▸ **Task directions**
Filter the entries below, keeping every line that has the word "script".

--- Start of Dataset entries ---

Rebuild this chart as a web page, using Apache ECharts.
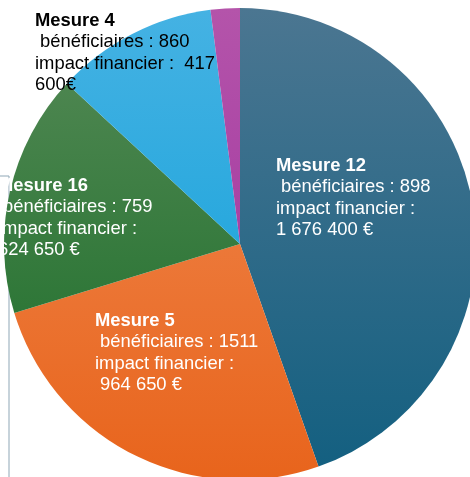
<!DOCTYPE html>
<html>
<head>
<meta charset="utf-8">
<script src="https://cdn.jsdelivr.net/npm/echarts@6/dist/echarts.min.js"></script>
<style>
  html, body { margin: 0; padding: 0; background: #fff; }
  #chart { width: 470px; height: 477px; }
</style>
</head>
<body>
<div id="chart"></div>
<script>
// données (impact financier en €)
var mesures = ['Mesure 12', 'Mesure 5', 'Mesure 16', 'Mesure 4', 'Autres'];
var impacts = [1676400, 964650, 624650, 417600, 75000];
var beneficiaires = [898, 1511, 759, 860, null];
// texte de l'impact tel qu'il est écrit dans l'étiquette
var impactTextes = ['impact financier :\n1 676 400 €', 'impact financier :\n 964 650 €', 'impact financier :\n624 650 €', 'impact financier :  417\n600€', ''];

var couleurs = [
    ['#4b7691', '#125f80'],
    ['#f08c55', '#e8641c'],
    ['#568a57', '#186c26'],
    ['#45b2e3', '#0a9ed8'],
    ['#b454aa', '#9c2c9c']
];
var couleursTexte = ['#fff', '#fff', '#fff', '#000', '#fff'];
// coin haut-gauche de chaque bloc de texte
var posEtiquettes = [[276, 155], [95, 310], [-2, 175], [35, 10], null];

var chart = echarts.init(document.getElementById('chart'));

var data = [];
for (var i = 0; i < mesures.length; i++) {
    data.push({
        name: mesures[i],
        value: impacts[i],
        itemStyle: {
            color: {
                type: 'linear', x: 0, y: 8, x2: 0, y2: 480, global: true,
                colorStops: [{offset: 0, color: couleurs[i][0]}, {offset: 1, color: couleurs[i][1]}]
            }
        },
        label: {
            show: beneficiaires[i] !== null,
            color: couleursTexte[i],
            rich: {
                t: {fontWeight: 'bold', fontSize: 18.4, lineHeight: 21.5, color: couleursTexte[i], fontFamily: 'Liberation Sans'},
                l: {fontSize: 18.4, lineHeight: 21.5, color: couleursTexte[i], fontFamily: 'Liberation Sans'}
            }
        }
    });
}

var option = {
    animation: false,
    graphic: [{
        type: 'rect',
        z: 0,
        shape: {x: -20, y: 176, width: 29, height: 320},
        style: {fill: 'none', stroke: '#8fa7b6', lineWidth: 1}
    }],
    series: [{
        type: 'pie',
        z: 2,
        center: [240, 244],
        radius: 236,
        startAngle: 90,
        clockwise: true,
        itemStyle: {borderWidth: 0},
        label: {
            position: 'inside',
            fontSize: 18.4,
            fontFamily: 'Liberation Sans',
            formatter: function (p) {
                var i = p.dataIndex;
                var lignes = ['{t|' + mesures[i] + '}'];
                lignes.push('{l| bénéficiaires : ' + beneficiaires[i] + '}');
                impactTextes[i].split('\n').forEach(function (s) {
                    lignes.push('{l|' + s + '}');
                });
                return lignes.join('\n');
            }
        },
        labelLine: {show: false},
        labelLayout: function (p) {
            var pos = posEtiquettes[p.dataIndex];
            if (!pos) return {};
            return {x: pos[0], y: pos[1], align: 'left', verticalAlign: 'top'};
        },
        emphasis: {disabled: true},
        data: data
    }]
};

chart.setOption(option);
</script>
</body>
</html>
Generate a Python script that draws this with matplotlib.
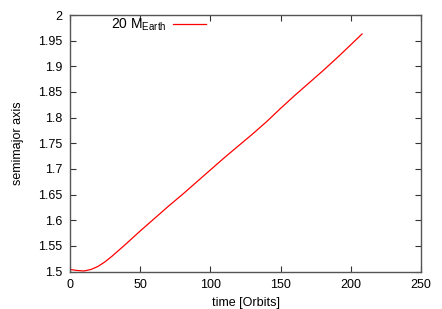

--- End of Dataset entries ---

▸ **Written reply**
<script src="https://cdn.jsdelivr.net/npm/echarts@6/dist/echarts.min.js"></script>
<script>
</script>
Generate a Python script that draws this with matplotlib.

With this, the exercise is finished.